**Task statement:** Give back exactly the lines from the beginning of the listing below to the line holding "mcp_err = [14, 16.3, 12, 12, 0]", both ends included; the pictures stay out.

*** Given data ***

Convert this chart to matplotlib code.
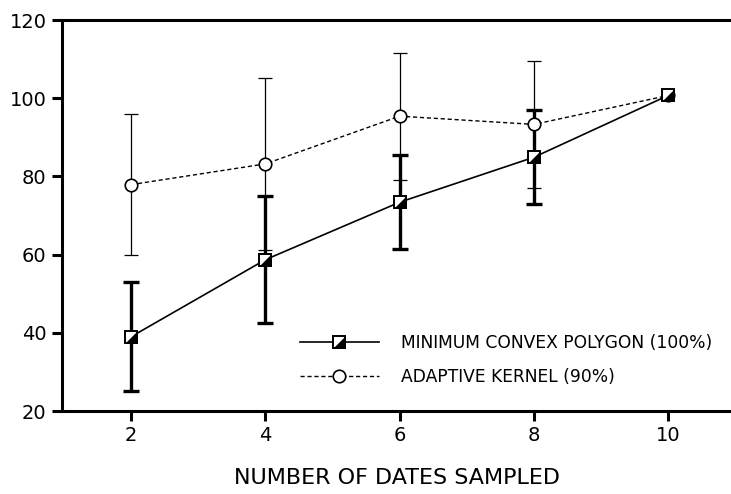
import matplotlib
matplotlib.use("Agg")
import matplotlib.pyplot as plt
from matplotlib.legend_handler import HandlerTuple

# ----------
# Data
# ----------
dates = [2, 4, 6, 8, 10]

mcp_mean = [39, 58.7, 73.4, 84.9, 100.7]
mcp_err = [14, 16.3, 12, 12, 0]

ak_mean = [77.9, 83.2, 95.4, 93.3, 100.7]
ak_err = [18, 22, 16.2, 16.3, 0]

y_ticks = [20, 40, 60, 80, 100, 120]
x_ticks = [2, 4, 6, 8, 10]

mcp_label = "MINIMUM CONVEX POLYGON (100%)"
ak_label = "ADAPTIVE KERNEL (90%)"
x_title = "NUMBER OF DATES SAMPLED"

plt.rcParams["font.family"] = ["DejaVu Sans"]

fig = plt.figure(figsize=(7.31, 4.94), dpi=100)
# axes runs off the right edge of the figure, like the scanned original
ax = fig.add_axes([62 / 731, 83 / 494, 0.967, 391 / 494])

# error bars (no markers yet)
ax.errorbar(dates[:4], ak_mean[:4], yerr=ak_err[:4], fmt="none",
            ecolor="black", elinewidth=0.9, capsize=5, capthick=0.9, zorder=2)
ax.errorbar(dates[:4], mcp_mean[:4], yerr=mcp_err[:4], fmt="none",
            ecolor="black", elinewidth=2.4, capsize=6, capthick=2.4, zorder=2)

# adaptive kernel, dashed with open circles
ak_line, = ax.plot(dates, ak_mean, linestyle=(0, (3, 2)), color="black",
                   linewidth=1, marker="o", markersize=9,
                   markerfacecolor="white", markeredgecolor="black",
                   markeredgewidth=1.2, zorder=3)

# minimum convex polygon, solid with half filled squares
mcp_line, = ax.plot(dates, mcp_mean, linestyle="-", color="black",
                    linewidth=1.2, marker="s", markersize=9,
                    markerfacecolor="white", markeredgecolor="black",
                    markeredgewidth=1.4, zorder=4)
tri = [(-1, -1), (1, -1), (1, 1)]
mcp_fill, = ax.plot(dates, mcp_mean, linestyle="none", marker=tri,
                    markersize=9, markerfacecolor="black",
                    markeredgecolor="black", markeredgewidth=0.5, zorder=5)

ax.set_xlim(0.97, 11.5)
ax.set_ylim(20, 120)
ax.set_xticks(x_ticks)
ax.set_yticks(y_ticks)
ax.tick_params(axis="both", direction="out", length=7, width=2.2,
               labelsize=14, pad=4)

for side in ["left", "bottom", "top"]:
    ax.spines[side].set_linewidth(2.2)
ax.spines["right"].set_visible(False)

fig.text(397 / 731, 16 / 494, x_title, ha="center", va="center", fontsize=16)

leg = fig.legend([(mcp_line, mcp_fill), ak_line], [mcp_label, ak_label],
                 handler_map={tuple: HandlerTuple(ndivide=1, pad=0)},
                 loc="upper left", bbox_to_anchor=(300 / 731, 1 - 334 / 494),
                 frameon=False, fontsize=12.3, handlelength=4.6,
                 handletextpad=1.3, labelspacing=0.95, borderpad=0,
                 borderaxespad=0)

fig.savefig("out.png", dpi=100)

***

**Full response:**
Convert this chart to matplotlib code.
import matplotlib
matplotlib.use("Agg")
import matplotlib.pyplot as plt
from matplotlib.legend_handler import HandlerTuple

# ----------
# Data
# ----------
dates = [2, 4, 6, 8, 10]

mcp_mean = [39, 58.7, 73.4, 84.9, 100.7]
mcp_err = [14, 16.3, 12, 12, 0]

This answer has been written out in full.